The commission identified three options for consideration:
- The disposition of LIPA’s assets to a qualified Investor Owned Utility (IOU) that would serve as the sole utility manager and operator to the existing LIPA service area. This privatization would place the new service provider under the stronger regulatory environment recommended by the PSC, as opposed to remaining a self-regulated entity.
- Full public ownership and operation by LIPA of the transmission and distribution system. This “public power” model would integrate all vital functions into one entity.
- Full public ownership and operation by the New York Power Authority of the LIPA electric system. In this alternative, which would keep the LIPA assets in the public power arena, NYPA would assume direct responsibility for management and operation of LIPA’s transmission and distribution system, with LIPA maintained as a separate subsidiary within NYPA.
In May 1998, LIPA became Long Island’s primary electric service provider. Besides transmission, the authority is also involved in power generation, including solar power.
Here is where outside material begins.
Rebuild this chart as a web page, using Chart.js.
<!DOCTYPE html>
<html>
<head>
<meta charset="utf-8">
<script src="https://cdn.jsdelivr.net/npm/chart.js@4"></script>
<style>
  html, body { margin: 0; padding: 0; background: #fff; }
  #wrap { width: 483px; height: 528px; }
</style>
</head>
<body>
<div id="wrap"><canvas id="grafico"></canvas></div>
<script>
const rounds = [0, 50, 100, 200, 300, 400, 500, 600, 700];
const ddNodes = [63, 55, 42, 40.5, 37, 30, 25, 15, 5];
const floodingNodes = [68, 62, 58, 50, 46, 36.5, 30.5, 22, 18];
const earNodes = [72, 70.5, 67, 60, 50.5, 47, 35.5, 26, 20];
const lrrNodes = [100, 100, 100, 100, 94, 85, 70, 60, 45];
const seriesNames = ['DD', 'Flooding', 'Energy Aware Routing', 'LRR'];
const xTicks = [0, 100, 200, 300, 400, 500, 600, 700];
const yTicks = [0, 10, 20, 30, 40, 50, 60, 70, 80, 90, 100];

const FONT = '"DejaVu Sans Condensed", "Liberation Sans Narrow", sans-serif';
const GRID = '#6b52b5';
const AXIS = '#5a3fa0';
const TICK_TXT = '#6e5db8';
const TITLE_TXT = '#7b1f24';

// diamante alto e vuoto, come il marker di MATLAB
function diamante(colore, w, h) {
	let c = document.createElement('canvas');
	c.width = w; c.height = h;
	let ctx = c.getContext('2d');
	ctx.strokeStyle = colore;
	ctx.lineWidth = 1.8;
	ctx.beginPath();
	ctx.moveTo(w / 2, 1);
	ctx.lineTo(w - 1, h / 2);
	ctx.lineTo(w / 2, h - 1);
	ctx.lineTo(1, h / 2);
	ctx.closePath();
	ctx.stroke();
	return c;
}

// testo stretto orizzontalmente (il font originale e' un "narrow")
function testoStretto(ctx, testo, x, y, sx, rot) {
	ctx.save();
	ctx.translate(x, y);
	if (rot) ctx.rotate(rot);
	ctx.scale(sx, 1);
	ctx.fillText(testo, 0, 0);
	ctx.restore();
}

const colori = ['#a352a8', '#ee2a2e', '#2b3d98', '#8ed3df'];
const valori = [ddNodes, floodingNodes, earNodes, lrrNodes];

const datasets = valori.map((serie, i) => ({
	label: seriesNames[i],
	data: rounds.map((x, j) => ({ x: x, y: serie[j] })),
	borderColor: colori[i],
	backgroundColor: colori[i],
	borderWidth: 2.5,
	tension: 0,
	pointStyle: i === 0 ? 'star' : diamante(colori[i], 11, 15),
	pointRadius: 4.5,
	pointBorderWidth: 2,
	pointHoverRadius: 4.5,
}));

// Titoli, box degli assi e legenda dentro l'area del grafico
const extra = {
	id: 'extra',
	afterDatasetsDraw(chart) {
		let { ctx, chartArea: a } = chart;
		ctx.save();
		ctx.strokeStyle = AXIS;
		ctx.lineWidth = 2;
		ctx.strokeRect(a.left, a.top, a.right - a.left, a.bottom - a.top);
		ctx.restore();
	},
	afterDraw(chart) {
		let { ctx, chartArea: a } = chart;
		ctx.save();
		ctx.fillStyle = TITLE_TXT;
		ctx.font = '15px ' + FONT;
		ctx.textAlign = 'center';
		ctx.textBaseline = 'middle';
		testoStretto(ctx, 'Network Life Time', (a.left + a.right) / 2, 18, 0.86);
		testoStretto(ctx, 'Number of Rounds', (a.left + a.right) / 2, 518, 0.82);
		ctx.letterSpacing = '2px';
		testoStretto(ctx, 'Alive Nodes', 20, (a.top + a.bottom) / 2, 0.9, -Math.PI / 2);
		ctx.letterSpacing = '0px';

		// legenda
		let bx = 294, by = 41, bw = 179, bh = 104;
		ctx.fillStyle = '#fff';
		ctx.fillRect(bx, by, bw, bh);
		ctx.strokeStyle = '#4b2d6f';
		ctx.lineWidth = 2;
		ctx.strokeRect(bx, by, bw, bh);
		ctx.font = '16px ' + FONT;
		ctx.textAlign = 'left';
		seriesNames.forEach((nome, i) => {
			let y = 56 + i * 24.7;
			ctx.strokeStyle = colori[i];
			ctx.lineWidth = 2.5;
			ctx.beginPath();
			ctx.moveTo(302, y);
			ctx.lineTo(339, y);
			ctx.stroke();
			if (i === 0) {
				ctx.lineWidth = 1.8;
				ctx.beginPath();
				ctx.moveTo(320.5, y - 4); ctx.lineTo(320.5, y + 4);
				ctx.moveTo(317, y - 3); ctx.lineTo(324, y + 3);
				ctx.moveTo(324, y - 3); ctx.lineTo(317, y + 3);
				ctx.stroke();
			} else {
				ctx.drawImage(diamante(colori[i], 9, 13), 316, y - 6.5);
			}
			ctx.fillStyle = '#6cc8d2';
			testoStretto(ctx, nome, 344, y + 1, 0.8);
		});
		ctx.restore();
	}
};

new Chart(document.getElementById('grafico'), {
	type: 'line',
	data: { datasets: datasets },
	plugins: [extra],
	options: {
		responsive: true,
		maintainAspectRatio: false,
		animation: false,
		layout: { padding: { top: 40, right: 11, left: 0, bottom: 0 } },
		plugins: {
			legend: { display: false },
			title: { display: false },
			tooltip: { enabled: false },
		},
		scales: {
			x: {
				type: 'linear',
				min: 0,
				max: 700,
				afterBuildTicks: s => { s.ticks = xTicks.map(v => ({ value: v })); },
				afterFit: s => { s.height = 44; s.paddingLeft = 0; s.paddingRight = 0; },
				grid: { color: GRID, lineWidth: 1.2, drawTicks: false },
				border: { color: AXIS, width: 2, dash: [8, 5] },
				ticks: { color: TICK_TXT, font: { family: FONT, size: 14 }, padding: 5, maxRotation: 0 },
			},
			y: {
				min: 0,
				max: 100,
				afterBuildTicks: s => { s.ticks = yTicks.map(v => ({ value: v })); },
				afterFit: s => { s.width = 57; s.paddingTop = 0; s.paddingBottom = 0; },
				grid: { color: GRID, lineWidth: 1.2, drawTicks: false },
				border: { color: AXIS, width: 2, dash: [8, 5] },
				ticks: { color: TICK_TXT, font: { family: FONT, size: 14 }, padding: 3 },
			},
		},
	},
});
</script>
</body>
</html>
The LIPA Board of Trustees voted Oct. 25, 2012, to authorize staff to begin negotiating potential power purchase agreements (PPA) for new generating resources consistent with LIPA’s Electric Resource Energy Plan. The trustees also authorized actions related to diversifying LIPA’s resource portfolio, including efforts and investments to improve energy efficiency through the Efficiency Long Island Program, its renewable energy programs, future renewables procurements, and other actions and investments targeting up to a minimum of an additional 400 MW by 2018 resulting in a total of over 700 MW installed.